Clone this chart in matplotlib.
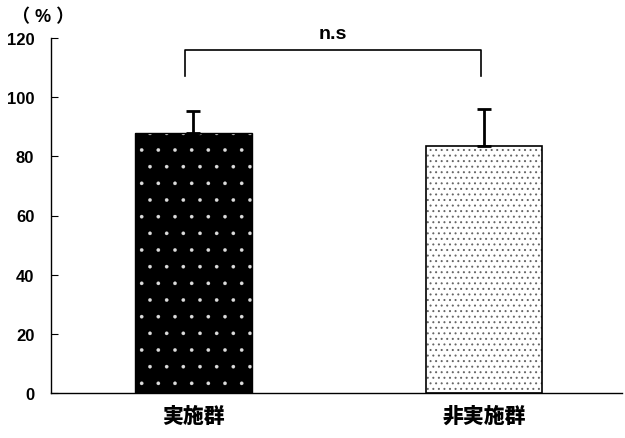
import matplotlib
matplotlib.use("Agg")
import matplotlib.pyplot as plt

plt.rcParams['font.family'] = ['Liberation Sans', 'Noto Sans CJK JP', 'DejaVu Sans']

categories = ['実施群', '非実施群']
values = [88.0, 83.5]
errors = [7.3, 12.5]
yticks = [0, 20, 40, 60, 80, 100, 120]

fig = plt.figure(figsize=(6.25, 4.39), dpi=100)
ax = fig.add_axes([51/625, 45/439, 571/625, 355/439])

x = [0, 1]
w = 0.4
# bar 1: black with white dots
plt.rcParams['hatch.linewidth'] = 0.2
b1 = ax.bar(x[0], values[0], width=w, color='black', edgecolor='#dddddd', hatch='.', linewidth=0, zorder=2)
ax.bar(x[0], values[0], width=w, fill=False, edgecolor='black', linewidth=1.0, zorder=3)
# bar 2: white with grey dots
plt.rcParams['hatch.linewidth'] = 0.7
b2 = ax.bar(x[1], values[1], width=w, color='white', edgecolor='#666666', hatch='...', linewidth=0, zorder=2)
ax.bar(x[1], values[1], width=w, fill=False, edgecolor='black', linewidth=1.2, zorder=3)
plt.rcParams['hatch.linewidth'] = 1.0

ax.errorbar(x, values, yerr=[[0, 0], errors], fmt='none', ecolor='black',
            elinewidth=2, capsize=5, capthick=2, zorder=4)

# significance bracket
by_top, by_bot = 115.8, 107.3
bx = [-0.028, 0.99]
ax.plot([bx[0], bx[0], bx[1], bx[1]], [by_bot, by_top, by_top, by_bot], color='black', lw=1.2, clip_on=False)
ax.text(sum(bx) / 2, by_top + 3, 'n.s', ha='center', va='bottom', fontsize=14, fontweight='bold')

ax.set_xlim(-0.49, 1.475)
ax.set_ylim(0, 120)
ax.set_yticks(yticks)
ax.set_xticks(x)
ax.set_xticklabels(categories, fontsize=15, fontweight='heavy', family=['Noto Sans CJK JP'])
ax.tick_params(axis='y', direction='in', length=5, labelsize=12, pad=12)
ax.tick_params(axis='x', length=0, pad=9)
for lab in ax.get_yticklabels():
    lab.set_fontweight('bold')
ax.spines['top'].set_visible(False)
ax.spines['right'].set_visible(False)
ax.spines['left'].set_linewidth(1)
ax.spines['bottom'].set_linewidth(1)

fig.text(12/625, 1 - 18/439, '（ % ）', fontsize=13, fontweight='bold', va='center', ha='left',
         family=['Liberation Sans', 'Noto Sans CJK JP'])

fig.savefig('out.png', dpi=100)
---*---
--- Short task ---
Would you set down the listing exactly, omitting pictures?

--- Correct output ---
Clone this chart in matplotlib.
import matplotlib
matplotlib.use("Agg")
import matplotlib.pyplot as plt

plt.rcParams['font.family'] = ['Liberation Sans', 'Noto Sans CJK JP', 'DejaVu Sans']

categories = ['実施群', '非実施群']
values = [88.0, 83.5]
errors = [7.3, 12.5]
yticks = [0, 20, 40, 60, 80, 100, 120]

fig = plt.figure(figsize=(6.25, 4.39), dpi=100)
ax = fig.add_axes([51/625, 45/439, 571/625, 355/439])

x = [0, 1]
w = 0.4
# bar 1: black with white dots
plt.rcParams['hatch.linewidth'] = 0.2
b1 = ax.bar(x[0], values[0], width=w, color='black', edgecolor='#dddddd', hatch='.', linewidth=0, zorder=2)
ax.bar(x[0], values[0], width=w, fill=False, edgecolor='black', linewidth=1.0, zorder=3)
# bar 2: white with grey dots
plt.rcParams['hatch.linewidth'] = 0.7
b2 = ax.bar(x[1], values[1], width=w, color='white', edgecolor='#666666', hatch='...', linewidth=0, zorder=2)
ax.bar(x[1], values[1], width=w, fill=False, edgecolor='black', linewidth=1.2, zorder=3)
plt.rcParams['hatch.linewidth'] = 1.0

ax.errorbar(x, values, yerr=[[0, 0], errors], fmt='none', ecolor='black',
            elinewidth=2, capsize=5, capthick=2, zorder=4)

# significance bracket
by_top, by_bot = 115.8, 107.3
bx = [-0.028, 0.99]
ax.plot([bx[0], bx[0], bx[1], bx[1]], [by_bot, by_top, by_top, by_bot], color='black', lw=1.2, clip_on=False)
ax.text(sum(bx) / 2, by_top + 3, 'n.s', ha='center', va='bottom', fontsize=14, fontweight='bold')

ax.set_xlim(-0.49, 1.475)
ax.set_ylim(0, 120)
ax.set_yticks(yticks)
ax.set_xticks(x)
ax.set_xticklabels(categories, fontsize=15, fontweight='heavy', family=['Noto Sans CJK JP'])
ax.tick_params(axis='y', direction='in', length=5, labelsize=12, pad=12)
ax.tick_params(axis='x', length=0, pad=9)
for lab in ax.get_yticklabels():
    lab.set_fontweight('bold')
ax.spines['top'].set_visible(False)
ax.spines['right'].set_visible(False)
ax.spines['left'].set_linewidth(1)
ax.spines['bottom'].set_linewidth(1)

fig.text(12/625, 1 - 18/439, '（ % ）', fontsize=13, fontweight='bold', va='center', ha='left',
         family=['Liberation Sans', 'Noto Sans CJK JP'])

fig.savefig('out.png', dpi=100)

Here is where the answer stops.